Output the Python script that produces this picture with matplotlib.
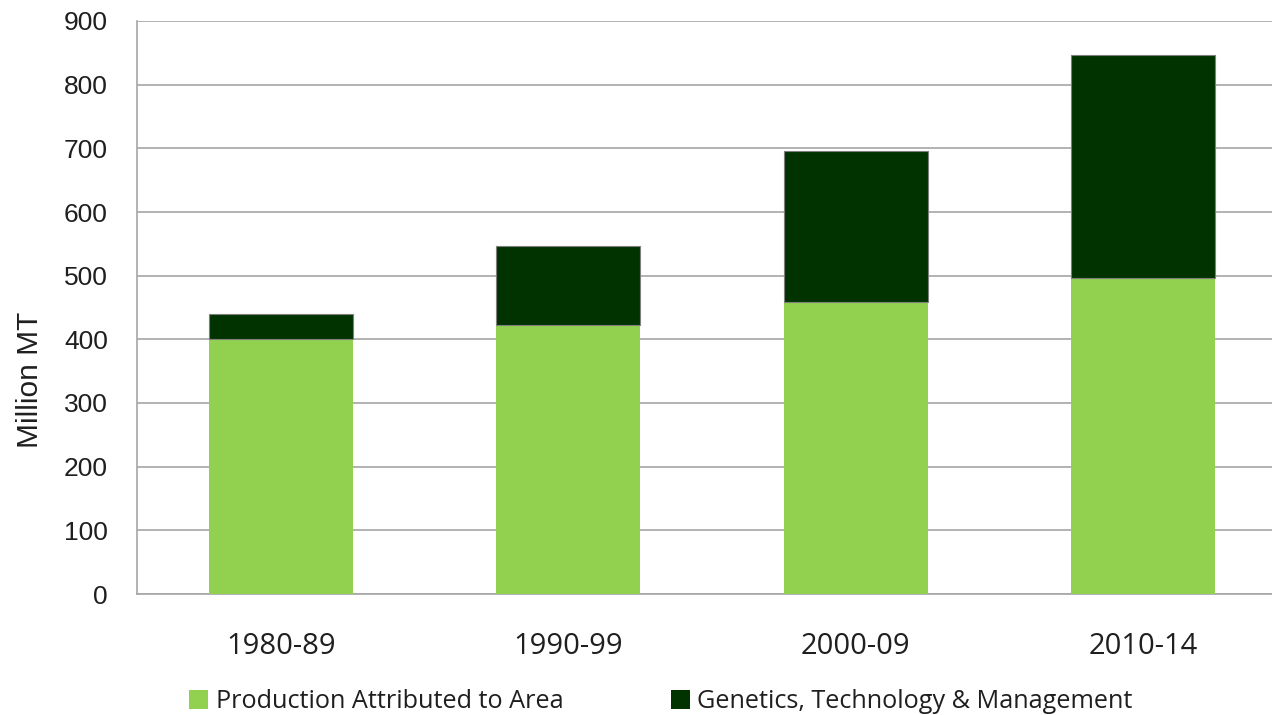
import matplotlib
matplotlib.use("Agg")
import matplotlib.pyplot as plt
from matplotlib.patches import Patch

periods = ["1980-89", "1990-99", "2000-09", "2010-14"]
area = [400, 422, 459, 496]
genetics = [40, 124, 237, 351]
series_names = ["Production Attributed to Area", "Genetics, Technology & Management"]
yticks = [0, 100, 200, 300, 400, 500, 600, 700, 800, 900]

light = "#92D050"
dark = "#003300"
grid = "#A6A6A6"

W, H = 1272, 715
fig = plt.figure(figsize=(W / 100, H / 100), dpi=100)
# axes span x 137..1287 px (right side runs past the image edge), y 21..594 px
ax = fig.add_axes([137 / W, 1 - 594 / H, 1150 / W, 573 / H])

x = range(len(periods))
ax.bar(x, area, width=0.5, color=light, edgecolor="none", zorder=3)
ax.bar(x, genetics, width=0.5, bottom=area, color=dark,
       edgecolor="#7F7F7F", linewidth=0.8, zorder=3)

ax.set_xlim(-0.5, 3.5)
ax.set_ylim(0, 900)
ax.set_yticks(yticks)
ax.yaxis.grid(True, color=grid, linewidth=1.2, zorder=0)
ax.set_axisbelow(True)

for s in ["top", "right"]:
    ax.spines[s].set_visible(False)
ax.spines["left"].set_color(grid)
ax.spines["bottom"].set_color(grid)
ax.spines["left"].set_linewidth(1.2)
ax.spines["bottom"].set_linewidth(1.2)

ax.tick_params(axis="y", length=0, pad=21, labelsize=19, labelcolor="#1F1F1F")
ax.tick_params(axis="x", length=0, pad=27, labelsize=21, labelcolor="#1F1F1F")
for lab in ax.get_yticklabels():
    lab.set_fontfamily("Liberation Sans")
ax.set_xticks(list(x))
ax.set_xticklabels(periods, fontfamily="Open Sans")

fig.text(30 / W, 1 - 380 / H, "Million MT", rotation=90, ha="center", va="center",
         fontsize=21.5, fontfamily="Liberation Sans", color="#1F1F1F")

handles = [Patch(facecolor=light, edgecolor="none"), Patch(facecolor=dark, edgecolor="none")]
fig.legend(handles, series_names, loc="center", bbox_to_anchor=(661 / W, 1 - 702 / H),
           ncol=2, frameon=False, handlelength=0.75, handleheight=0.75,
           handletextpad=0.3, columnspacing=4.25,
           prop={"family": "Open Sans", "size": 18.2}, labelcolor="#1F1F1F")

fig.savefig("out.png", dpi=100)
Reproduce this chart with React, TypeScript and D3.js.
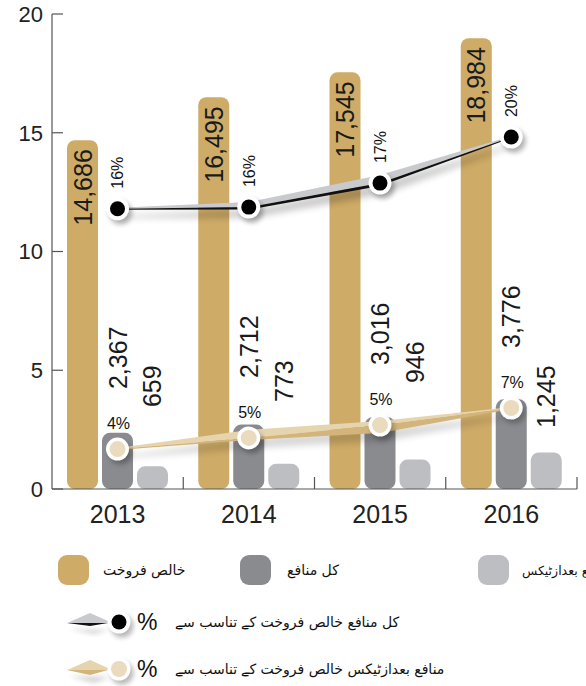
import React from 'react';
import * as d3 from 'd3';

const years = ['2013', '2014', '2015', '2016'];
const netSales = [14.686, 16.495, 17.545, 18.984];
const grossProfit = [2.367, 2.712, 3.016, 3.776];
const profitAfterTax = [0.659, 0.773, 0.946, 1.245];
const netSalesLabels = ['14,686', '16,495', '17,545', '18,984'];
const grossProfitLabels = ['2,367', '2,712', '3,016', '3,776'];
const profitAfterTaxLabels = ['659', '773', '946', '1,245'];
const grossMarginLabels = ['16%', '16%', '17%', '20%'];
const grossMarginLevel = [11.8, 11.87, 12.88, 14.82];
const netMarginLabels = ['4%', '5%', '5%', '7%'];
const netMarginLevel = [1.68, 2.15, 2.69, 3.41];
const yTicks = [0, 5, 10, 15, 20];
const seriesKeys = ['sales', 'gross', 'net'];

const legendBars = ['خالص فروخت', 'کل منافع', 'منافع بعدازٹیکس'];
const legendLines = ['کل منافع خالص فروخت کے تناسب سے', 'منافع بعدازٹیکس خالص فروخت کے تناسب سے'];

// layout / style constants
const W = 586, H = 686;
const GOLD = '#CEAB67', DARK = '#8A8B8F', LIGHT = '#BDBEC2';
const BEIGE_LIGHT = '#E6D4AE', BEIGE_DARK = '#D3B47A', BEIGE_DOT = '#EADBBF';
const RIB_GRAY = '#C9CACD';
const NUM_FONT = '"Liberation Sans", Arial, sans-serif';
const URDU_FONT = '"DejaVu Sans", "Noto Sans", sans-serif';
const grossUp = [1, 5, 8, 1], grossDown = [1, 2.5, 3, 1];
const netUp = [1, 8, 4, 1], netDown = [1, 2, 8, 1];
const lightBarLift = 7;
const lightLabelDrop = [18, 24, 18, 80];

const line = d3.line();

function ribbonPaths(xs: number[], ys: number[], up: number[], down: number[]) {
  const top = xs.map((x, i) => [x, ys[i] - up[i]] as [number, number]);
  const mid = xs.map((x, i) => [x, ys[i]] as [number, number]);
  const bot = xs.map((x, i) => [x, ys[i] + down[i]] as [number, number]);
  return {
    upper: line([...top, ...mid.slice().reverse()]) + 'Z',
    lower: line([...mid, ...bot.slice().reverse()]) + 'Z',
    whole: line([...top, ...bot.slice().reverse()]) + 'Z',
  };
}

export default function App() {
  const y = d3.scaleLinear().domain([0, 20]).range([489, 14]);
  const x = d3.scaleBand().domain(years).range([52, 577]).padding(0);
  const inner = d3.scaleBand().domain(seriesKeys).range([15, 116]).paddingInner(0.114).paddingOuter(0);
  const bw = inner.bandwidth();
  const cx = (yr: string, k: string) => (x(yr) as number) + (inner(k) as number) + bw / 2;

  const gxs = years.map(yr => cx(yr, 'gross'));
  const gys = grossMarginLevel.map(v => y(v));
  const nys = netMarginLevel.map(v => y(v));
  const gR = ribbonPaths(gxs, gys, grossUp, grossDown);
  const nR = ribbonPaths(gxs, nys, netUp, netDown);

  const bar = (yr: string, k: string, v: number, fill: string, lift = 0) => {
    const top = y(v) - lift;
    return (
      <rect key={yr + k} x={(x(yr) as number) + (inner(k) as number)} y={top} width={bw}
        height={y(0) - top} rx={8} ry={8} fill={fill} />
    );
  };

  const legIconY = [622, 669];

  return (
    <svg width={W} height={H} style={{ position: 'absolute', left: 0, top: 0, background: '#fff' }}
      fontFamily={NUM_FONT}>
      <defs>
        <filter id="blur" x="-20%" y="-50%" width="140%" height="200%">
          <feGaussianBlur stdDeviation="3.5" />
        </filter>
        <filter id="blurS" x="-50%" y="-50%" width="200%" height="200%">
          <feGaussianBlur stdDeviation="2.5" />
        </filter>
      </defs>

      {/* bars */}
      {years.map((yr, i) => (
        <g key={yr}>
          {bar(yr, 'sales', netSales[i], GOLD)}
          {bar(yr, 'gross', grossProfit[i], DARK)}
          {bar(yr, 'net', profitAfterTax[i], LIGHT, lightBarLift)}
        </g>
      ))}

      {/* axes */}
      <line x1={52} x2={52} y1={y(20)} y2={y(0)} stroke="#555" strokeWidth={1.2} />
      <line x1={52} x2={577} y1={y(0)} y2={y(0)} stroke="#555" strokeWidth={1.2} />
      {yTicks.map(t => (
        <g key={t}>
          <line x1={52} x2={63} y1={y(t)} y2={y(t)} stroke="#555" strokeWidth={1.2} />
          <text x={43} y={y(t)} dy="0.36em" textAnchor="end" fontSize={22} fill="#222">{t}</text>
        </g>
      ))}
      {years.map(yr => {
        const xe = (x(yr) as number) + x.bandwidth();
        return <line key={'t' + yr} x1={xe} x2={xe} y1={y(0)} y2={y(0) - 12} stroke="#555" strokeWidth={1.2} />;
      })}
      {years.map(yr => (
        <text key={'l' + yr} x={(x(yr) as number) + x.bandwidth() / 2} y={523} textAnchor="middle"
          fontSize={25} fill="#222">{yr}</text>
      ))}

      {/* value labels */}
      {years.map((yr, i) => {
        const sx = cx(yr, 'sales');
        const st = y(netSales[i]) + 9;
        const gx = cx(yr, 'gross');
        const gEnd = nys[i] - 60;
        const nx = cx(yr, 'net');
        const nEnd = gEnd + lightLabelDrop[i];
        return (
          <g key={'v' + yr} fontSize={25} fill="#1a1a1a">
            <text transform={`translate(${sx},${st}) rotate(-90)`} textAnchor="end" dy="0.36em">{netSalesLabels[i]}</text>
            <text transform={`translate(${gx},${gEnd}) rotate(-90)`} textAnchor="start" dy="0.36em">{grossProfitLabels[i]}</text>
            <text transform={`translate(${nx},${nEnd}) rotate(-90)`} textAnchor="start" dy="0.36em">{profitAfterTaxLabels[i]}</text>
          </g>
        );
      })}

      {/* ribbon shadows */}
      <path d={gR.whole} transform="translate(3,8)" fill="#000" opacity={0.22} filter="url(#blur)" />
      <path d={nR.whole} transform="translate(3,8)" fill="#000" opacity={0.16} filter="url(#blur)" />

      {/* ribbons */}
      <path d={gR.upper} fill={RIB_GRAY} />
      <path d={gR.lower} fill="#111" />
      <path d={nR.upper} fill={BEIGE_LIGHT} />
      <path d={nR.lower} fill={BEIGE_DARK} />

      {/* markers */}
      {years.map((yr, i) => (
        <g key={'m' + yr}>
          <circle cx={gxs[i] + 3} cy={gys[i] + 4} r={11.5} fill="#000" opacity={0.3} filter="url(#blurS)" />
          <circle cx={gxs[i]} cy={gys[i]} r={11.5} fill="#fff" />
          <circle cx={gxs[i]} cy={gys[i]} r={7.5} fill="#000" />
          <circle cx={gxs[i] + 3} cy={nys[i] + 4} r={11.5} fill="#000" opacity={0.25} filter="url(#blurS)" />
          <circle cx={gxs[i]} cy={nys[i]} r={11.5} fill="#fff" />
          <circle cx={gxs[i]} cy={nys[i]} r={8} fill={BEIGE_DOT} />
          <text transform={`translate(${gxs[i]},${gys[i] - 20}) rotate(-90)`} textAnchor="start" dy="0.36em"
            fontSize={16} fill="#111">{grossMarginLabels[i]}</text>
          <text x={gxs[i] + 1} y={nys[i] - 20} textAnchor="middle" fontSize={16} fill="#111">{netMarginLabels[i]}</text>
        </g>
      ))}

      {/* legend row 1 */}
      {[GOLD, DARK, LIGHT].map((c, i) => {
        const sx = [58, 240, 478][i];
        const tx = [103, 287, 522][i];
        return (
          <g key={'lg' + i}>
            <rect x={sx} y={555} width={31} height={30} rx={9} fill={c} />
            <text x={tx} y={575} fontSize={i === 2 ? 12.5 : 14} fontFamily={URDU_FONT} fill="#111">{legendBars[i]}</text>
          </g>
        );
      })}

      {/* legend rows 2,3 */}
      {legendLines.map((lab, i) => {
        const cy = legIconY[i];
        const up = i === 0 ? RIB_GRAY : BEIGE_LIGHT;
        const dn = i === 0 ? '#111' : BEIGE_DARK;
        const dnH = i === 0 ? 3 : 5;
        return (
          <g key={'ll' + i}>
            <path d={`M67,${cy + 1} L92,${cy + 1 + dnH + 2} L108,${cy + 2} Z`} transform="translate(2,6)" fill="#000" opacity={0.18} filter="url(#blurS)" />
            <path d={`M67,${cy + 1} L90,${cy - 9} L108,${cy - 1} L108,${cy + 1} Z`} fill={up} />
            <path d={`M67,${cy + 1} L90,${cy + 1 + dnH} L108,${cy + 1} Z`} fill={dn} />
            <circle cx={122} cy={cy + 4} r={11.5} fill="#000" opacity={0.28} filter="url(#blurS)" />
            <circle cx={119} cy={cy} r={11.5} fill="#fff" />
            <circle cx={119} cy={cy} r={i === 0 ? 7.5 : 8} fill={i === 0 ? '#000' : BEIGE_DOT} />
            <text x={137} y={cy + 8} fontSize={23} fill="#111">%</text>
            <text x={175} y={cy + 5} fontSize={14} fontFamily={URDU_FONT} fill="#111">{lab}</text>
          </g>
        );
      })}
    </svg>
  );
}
#####
■ What is required
In the entries above, find the line that contains "from matplotlib.patches import Patch", then repeat exactly every line from the first one through that line, with no pictures.

■ Reply
Output the Python script that produces this picture with matplotlib.
import matplotlib
matplotlib.use("Agg")
import matplotlib.pyplot as plt
from matplotlib.patches import Patch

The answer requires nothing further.